I’ve spent a lot of time thinking about what’s real over the last year, particularly the parts of reality we don’t perceive. I’ve had some thoughts that bring me comfort. I don’t “know” anything. It seems to me to claim definitive knowledge of these matters is the height of arrogance. No, I don’t know anything, but I feel something, and that’s enough. I feel, deep down, that I’ll “see” you again. I feel you are with Nana and Bubba and my mother and father. I feel you are waiting for all of us and that there will be a glorious reunion in time, but to quote the very last line of my favorite movie “not yet”.
I miss you every day. I don’t miss all the big things that should have happened some day. I just miss joking around with you, giving you grief about something, just having you around, all the day to day stuff. I still read the texts we have back and forth on my phone. That’s the stuff I miss most the silly word play, the smirks, the laughter.

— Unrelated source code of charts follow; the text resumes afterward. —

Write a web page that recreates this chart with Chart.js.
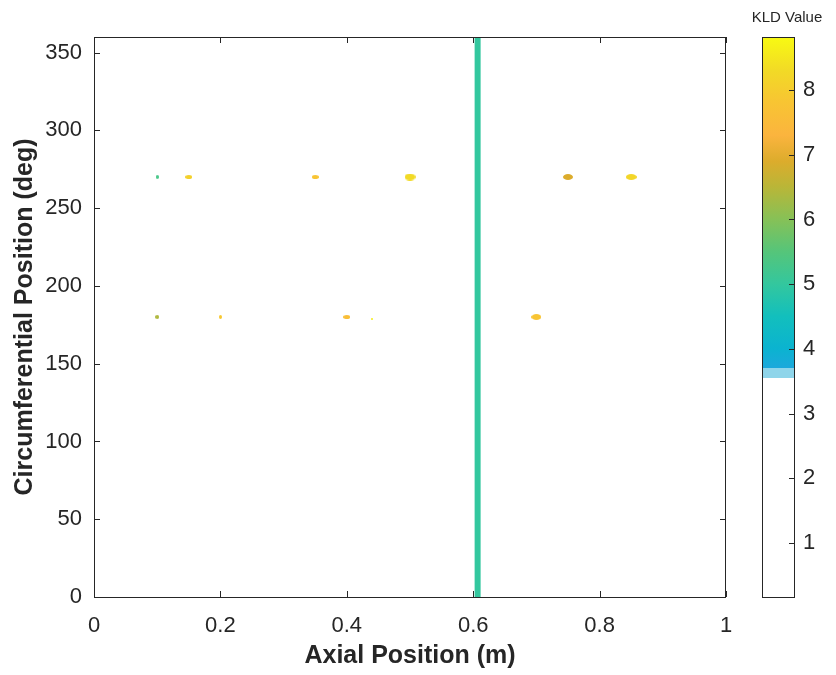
<!DOCTYPE html>
<html>
<head>
<meta charset="utf-8">
<script src="https://cdn.jsdelivr.net/npm/chart.js@4.4.1/dist/chart.umd.min.js"></script>
<style>
  body { margin: 0; background: #fff; }
  #wrap { position: relative; width: 836px; height: 675px; }
  #main { position: absolute; left: 0; top: 0; }
  #cbar { position: absolute; left: 740px; top: 0; }
</style>
</head>
<body>
<div id="wrap">
  <canvas id="main" width="740" height="675"></canvas>
  <canvas id="cbar" width="96" height="675"></canvas>
</div>
<script>
// === KLD map: axial x circumferential ===

// vertical band of high KLD across the whole circumference
const bandAxial = [0.607, 0.607];
const bandCircum = [0, 360];
const bandKLD = 5.0;

// isolated spots (two rows, ~270 deg and ~180 deg)
const blobAxial  = [0.10, 0.15, 0.35, 0.50, 0.75, 0.85, 0.10, 0.20, 0.40, 0.44, 0.70];
const blobCircum = [270, 270, 270, 270, 270, 270, 180, 180, 180, 179, 180];
const blobKLD    = [5.3, 8.1, 7.8, 8.3, 6.9, 8.2, 6.4, 7.9, 7.6, 8.6, 7.8];

// colour bar range and colormap stops
const cbMin = 0.165;
const cbMax = 8.82;
const cmapValues = [0.165, 3.55, 3.55, 3.7, 3.7, 4.0, 4.5, 5.0, 5.5, 6.0, 6.5, 6.9, 7.3, 7.8, 8.3, 8.82];
const cmapColors = ['#ffffff', '#ffffff', '#8fd5ea', '#8fd5ea', '#1ca8dc', '#0bb3d0', '#12bfbd', '#33c79e',
                    '#55c57a', '#86c157', '#b9b638', '#dcac2c', '#fbb43e', '#f8c433', '#f2da26', '#f8fa12'];

const xTickStep = 0.2;
const yTickStep = 50;
const cbTickStep = 1;

// --- style ---
const blobW = [3, 7, 7, 11, 10, 11, 4, 3, 7, 2, 10];
const blobH = [4, 4, 4, 7, 6, 6, 4, 4, 4, 2, 6];
const FONT = '"Liberation Sans", Arial, Helvetica, sans-serif';
const TXT = '#262626';

function hexRgb(h) {
  return [parseInt(h.slice(1, 3), 16), parseInt(h.slice(3, 5), 16), parseInt(h.slice(5, 7), 16)];
}
function colorAt(v) {
  for (let i = 1; i < cmapValues.length; i++) {
    if (v <= cmapValues[i]) {
      const a = cmapValues[i - 1], b = cmapValues[i];
      const t = b > a ? (v - a) / (b - a) : 1;
      const c0 = hexRgb(cmapColors[i - 1]), c1 = hexRgb(cmapColors[i]);
      const c = c0.map((x, k) => Math.round(x + (c1[k] - x) * t));
      return `rgb(${c[0]},${c[1]},${c[2]})`;
    }
  }
  return cmapColors[cmapColors.length - 1];
}
function ellipseSprite(w, h, color) {
  const c = document.createElement('canvas');
  c.width = w; c.height = h;
  const g = c.getContext('2d');
  g.fillStyle = color;
  g.beginPath();
  g.ellipse(w / 2, h / 2, w / 2, h / 2, 0, 0, Math.PI * 2);
  g.fill();
  return c;
}
const sprites = blobKLD.map((v, i) => ellipseSprite(blobW[i], blobH[i], colorAt(v)));

// box around plot + inward ticks (MATLAB look)
const boxPlugin = {
  id: 'box',
  afterDraw(chart, args, opts) {
    const { ctx, chartArea: a } = chart;
    ctx.save();
    ctx.strokeStyle = TXT;
    ctx.lineWidth = 1;
    ctx.strokeRect(a.left + 0.5, a.top + 0.5, a.right - a.left - 1, a.bottom - a.top);
    const len = 6;
    ctx.beginPath();
    if (opts.xTicks) {
      const sx = chart.scales.x;
      sx.ticks.forEach(t => {
        const px = Math.round(sx.getPixelForValue(t.value)) + 0.5;
        ctx.moveTo(px, a.bottom); ctx.lineTo(px, a.bottom - len);
        ctx.moveTo(px, a.top); ctx.lineTo(px, a.top + len);
      });
    }
    const sy = chart.scales.y;
    sy.ticks.forEach(t => {
      const py = Math.round(sy.getPixelForValue(t.value)) + 0.5;
      if (opts.leftTicks) { ctx.moveTo(a.left, py); ctx.lineTo(a.left + len, py); }
      ctx.moveTo(a.right, py); ctx.lineTo(a.right - len, py);
    });
    ctx.stroke();
    if (opts.title) {
      ctx.fillStyle = TXT;
      ctx.font = `15px ${FONT}`;
      ctx.textAlign = 'center';
      ctx.textBaseline = 'middle';
      ctx.fillText(opts.title, opts.titleX, opts.titleY);
    }
    ctx.restore();
  }
};

new Chart(document.getElementById('main'), {
  type: 'scatter',
  data: {
    datasets: [
      {
        type: 'line',
        data: bandAxial.map((x, i) => ({ x, y: bandCircum[i] })),
        borderColor: colorAt(bandKLD),
        borderWidth: 6,
        pointRadius: 0
      },
      {
        type: 'line',
        data: bandAxial.map((x, i) => ({ x, y: bandCircum[i] })),
        borderColor: 'rgba(150,196,95,0.55)',
        borderWidth: 1.5,
        borderDash: [3, 11],
        pointRadius: 0
      },
      {
        data: blobAxial.map((x, i) => ({ x, y: blobCircum[i] })),
        pointStyle: ctx => sprites[ctx.dataIndex],
        pointRadius: 5,
        backgroundColor: 'transparent',
        borderColor: 'transparent'
      }
    ]
  },
  options: {
    responsive: false,
    animation: false,
    devicePixelRatio: 1,
    layout: { padding: { top: 37, right: 14, left: 0, bottom: 0 } },
    plugins: {
      legend: { display: false },
      tooltip: { enabled: false },
      box: { xTicks: true, leftTicks: true }
    },
    scales: {
      x: {
        type: 'linear', min: 0, max: 1,
        ticks: { stepSize: xTickStep, padding: 16, color: TXT, font: { family: FONT, size: 22 },
                 callback: v => String(+v.toFixed(2)) },
        grid: { display: false, drawTicks: false },
        border: { display: false },
        title: { display: true, text: 'Axial Position (m)', color: TXT,
                 font: { family: FONT, size: 25, weight: 'bold' }, padding: { top: 0, bottom: 4 } },
        afterFit: s => { s.height = 78; s.paddingLeft = 0; s.paddingRight = 0; }
      },
      y: {
        type: 'linear', min: 0, max: 360,
        ticks: { stepSize: yTickStep, includeBounds: false, padding: 12, color: TXT, font: { family: FONT, size: 22 } },
        grid: { display: false, drawTicks: false },
        border: { display: false },
        title: { display: true, text: 'Circumferential Position (deg)', color: TXT,
                 font: { family: FONT, size: 25, weight: 'bold' }, padding: { top: 10, bottom: 0 } },
        afterFit: s => { s.width = 94; s.paddingTop = 0; s.paddingBottom = 0; }
      }
    }
  },
  plugins: [boxPlugin]
});

new Chart(document.getElementById('cbar'), {
  type: 'bar',
  data: {
    labels: [''],
    datasets: [{
      data: [[cbMin, cbMax]],
      barPercentage: 1,
      categoryPercentage: 1,
      borderWidth: 0,
      backgroundColor: ctx => {
        const chart = ctx.chart;
        if (!chart.chartArea) return '#ffffff';
        const sy = chart.scales.y;
        const y0 = sy.getPixelForValue(cbMin), y1 = sy.getPixelForValue(cbMax);
        const g = chart.ctx.createLinearGradient(0, y0, 0, y1);
        cmapValues.forEach((v, i) => g.addColorStop((v - cbMin) / (cbMax - cbMin), cmapColors[i]));
        return g;
      }
    }]
  },
  options: {
    responsive: false,
    animation: false,
    devicePixelRatio: 1,
    layout: { padding: { top: 37, right: 0, left: 22, bottom: 78 } },
    plugins: {
      legend: { display: false },
      tooltip: { enabled: false },
      box: { title: 'KLD Value', titleX: 47, titleY: 18 }
    },
    scales: {
      x: { display: false },
      y: {
        position: 'right', min: cbMin, max: cbMax,
        ticks: { stepSize: cbTickStep, includeBounds: false, padding: 8, color: TXT, font: { family: FONT, size: 22 } },
        grid: { display: false, drawTicks: false },
        border: { display: false },
        afterFit: s => { s.width = 41; }
      }
    }
  },
  plugins: [boxPlugin]
});
</script>
</body>
</html>
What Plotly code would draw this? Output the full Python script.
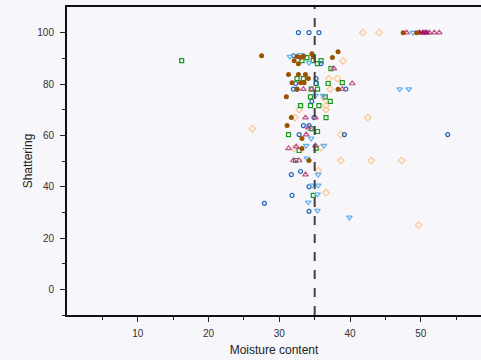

I’m grateful we were able to spend so much time together last summer. I really enjoyed working on the deck with you. You were even more eager than me to get that project done, and I love how proud you were about it. I just wish we had finished everything we planned. I’m going to try and get it done at some point. We need to find the money, the time and the motivation. Drew wants to help. I think you want us to do it.
I’d give almost anything to change the past. I don’t need to tell you which lines couldn’t be crossed, you already know, but to date no one has a time machine I can borrow. The events are fixed. I can’t fix the past so I’ll focus on the future.
Stand with me if you can, I desperately need all the help I can get.